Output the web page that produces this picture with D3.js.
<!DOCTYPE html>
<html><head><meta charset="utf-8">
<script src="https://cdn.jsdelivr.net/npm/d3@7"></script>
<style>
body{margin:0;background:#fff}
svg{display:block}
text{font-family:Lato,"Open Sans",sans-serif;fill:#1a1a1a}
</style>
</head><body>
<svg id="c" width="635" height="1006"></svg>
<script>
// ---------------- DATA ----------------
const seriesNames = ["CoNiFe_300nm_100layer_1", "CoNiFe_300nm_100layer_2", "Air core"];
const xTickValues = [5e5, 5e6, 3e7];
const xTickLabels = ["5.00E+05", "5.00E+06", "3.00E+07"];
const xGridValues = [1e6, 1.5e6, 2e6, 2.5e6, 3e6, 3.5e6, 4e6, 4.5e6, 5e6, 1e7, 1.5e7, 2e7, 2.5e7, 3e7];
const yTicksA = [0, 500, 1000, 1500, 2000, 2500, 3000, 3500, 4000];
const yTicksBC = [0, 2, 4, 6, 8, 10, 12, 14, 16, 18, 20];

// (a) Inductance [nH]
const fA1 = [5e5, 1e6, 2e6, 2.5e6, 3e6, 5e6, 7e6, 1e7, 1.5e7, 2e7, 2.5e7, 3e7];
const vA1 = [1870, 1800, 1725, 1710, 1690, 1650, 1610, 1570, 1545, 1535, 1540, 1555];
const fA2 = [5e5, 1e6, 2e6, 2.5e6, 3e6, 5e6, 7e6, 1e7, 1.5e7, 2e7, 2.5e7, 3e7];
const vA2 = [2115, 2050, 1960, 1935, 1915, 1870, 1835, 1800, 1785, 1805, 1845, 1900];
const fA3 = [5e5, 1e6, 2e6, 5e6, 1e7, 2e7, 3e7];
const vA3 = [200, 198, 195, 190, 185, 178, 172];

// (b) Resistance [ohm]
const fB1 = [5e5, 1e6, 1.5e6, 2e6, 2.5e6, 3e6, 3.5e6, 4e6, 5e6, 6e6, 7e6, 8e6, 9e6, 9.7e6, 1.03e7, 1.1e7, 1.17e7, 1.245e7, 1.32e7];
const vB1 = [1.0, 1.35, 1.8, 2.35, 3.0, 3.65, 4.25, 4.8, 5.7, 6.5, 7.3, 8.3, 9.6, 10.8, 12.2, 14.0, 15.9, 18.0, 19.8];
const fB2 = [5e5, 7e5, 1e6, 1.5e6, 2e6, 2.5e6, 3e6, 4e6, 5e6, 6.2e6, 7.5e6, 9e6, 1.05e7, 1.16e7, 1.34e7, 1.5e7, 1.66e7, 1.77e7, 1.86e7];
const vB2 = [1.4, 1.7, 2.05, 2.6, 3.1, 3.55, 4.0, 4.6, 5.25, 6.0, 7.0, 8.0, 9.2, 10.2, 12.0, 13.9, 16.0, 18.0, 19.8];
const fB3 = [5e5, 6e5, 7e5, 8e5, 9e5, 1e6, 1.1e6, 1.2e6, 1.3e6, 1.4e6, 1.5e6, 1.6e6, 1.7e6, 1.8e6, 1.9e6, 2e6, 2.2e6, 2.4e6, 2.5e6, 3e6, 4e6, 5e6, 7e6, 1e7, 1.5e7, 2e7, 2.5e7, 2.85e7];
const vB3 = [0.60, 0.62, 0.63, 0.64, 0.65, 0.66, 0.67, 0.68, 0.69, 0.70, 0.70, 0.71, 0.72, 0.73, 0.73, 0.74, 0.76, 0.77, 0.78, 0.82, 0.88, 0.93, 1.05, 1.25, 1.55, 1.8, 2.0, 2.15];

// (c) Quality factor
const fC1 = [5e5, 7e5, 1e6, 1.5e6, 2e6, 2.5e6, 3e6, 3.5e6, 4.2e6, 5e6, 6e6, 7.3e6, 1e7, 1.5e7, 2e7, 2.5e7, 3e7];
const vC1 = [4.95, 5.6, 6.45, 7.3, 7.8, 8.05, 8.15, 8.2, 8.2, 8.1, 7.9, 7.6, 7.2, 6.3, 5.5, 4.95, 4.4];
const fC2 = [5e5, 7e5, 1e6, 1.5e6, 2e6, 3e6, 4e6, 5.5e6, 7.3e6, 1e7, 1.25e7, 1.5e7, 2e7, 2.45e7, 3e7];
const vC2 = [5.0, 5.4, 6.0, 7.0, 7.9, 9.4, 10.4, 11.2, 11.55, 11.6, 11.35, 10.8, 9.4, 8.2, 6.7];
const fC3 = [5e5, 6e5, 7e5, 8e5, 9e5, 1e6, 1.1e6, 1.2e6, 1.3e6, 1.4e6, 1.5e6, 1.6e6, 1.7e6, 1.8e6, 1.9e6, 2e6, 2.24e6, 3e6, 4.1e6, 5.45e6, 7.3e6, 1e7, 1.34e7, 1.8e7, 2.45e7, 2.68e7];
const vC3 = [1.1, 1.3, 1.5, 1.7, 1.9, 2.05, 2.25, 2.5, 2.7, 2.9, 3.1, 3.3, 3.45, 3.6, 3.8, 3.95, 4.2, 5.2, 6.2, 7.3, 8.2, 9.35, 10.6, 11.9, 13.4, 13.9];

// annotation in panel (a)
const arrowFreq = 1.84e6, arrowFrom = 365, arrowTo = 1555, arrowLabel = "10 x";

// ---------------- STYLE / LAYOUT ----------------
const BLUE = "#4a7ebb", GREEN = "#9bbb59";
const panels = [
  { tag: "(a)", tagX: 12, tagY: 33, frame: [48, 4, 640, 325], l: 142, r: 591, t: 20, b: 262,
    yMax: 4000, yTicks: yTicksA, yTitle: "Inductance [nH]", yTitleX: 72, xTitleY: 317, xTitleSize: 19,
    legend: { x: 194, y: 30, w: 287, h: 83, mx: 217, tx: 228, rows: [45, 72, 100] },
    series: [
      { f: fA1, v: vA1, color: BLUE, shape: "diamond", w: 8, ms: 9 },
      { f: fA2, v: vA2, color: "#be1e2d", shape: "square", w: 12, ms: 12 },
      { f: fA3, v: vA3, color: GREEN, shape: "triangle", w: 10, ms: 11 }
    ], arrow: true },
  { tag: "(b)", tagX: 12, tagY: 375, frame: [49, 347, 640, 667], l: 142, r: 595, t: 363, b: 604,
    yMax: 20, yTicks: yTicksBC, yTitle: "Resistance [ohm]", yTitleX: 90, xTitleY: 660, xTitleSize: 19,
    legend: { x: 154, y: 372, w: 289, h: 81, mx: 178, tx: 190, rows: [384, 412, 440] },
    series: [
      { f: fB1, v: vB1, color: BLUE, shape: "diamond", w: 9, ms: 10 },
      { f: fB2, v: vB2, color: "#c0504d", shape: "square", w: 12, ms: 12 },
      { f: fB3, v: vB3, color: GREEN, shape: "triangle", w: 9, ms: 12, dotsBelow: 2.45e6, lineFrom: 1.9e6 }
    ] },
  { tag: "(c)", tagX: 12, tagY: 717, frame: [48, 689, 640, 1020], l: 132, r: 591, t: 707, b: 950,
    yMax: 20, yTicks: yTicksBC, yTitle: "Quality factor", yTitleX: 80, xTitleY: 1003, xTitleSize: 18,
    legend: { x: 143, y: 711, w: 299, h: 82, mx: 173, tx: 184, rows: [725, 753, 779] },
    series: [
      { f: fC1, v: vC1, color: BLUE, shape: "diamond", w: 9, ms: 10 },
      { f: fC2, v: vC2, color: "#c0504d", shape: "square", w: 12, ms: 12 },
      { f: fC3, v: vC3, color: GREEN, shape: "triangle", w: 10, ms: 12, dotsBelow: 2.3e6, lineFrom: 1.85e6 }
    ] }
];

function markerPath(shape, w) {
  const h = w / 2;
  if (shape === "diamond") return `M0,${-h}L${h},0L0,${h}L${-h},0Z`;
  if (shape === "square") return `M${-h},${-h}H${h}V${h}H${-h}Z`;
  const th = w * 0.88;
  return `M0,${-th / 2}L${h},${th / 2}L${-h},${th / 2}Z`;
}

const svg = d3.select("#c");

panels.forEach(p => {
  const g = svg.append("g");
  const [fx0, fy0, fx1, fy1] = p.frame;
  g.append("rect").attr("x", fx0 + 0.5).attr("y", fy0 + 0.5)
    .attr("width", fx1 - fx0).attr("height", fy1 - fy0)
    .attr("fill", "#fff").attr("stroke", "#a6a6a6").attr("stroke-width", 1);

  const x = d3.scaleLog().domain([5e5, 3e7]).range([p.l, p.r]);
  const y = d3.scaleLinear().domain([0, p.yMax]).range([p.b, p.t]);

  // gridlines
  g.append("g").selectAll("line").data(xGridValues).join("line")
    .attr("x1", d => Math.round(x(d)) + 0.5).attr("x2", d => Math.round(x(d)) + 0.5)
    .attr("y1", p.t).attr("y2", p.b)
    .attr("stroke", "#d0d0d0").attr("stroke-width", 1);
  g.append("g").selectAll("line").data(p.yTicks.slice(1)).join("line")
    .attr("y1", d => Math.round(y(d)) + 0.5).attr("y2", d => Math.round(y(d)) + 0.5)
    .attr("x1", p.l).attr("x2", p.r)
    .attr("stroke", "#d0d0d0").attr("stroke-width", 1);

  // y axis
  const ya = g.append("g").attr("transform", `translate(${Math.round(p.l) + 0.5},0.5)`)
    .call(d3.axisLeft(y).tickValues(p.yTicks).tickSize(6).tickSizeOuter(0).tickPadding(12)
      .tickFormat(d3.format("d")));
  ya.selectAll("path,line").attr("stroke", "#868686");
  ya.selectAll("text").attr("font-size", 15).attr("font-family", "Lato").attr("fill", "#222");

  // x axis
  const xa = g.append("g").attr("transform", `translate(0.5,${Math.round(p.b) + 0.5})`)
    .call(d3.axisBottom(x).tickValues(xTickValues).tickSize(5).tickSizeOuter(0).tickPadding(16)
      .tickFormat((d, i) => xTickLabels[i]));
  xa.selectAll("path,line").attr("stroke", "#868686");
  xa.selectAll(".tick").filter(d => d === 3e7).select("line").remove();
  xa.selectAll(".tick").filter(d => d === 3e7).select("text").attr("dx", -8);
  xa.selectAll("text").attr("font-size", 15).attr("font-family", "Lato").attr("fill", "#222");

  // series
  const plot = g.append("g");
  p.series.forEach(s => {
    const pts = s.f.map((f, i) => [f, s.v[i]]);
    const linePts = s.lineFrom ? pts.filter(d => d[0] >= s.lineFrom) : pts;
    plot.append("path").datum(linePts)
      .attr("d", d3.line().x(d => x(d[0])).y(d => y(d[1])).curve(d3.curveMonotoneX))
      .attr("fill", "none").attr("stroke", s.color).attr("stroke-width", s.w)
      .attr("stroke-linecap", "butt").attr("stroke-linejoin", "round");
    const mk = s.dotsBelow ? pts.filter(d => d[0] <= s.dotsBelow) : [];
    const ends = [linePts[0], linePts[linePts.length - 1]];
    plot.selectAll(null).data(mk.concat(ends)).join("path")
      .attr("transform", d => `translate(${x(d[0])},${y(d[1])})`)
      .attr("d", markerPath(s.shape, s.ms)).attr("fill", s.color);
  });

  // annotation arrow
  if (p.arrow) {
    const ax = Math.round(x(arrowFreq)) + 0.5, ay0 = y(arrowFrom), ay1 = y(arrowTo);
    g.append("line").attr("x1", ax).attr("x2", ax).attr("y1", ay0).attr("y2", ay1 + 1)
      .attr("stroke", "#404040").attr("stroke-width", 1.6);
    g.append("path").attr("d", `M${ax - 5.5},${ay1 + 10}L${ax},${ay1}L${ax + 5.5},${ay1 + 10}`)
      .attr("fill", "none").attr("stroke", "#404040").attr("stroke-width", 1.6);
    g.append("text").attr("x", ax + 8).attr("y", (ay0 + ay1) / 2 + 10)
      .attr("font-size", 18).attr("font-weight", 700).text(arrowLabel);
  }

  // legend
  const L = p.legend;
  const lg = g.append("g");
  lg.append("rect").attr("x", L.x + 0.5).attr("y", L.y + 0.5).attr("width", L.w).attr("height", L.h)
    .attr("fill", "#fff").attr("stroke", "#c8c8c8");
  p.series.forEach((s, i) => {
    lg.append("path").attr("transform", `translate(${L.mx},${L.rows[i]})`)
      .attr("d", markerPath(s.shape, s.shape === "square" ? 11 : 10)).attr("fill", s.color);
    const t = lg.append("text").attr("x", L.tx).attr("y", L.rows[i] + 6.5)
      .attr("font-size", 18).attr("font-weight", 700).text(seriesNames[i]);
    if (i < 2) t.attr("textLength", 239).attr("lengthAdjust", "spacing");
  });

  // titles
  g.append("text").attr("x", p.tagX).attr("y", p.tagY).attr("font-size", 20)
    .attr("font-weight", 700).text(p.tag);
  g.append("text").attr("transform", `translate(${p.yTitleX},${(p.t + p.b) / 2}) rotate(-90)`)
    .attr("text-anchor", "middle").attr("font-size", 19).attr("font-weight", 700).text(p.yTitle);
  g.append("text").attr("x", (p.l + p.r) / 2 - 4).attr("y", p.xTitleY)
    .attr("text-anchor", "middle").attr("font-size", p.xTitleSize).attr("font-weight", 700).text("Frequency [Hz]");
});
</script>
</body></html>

————

STATED EXERCISE: Set down, exactly as written, each line of the data from its opening line through the one containing "const vA3 = [200, 198, 195, 190, 185, 178, 172];". Output nothing more.

EXERCISE RESULT:
Output the web page that produces this picture with D3.js.
<!DOCTYPE html>
<html><head><meta charset="utf-8">
<script src="https://cdn.jsdelivr.net/npm/d3@7"></script>
<style>
body{margin:0;background:#fff}
svg{display:block}
text{font-family:Lato,"Open Sans",sans-serif;fill:#1a1a1a}
</style>
</head><body>
<svg id="c" width="635" height="1006"></svg>
<script>
// ---------------- DATA ----------------
const seriesNames = ["CoNiFe_300nm_100layer_1", "CoNiFe_300nm_100layer_2", "Air core"];
const xTickValues = [5e5, 5e6, 3e7];
const xTickLabels = ["5.00E+05", "5.00E+06", "3.00E+07"];
const xGridValues = [1e6, 1.5e6, 2e6, 2.5e6, 3e6, 3.5e6, 4e6, 4.5e6, 5e6, 1e7, 1.5e7, 2e7, 2.5e7, 3e7];
const yTicksA = [0, 500, 1000, 1500, 2000, 2500, 3000, 3500, 4000];
const yTicksBC = [0, 2, 4, 6, 8, 10, 12, 14, 16, 18, 20];

// (a) Inductance [nH]
const fA1 = [5e5, 1e6, 2e6, 2.5e6, 3e6, 5e6, 7e6, 1e7, 1.5e7, 2e7, 2.5e7, 3e7];
const vA1 = [1870, 1800, 1725, 1710, 1690, 1650, 1610, 1570, 1545, 1535, 1540, 1555];
const fA2 = [5e5, 1e6, 2e6, 2.5e6, 3e6, 5e6, 7e6, 1e7, 1.5e7, 2e7, 2.5e7, 3e7];
const vA2 = [2115, 2050, 1960, 1935, 1915, 1870, 1835, 1800, 1785, 1805, 1845, 1900];
const fA3 = [5e5, 1e6, 2e6, 5e6, 1e7, 2e7, 3e7];
const vA3 = [200, 198, 195, 190, 185, 178, 172];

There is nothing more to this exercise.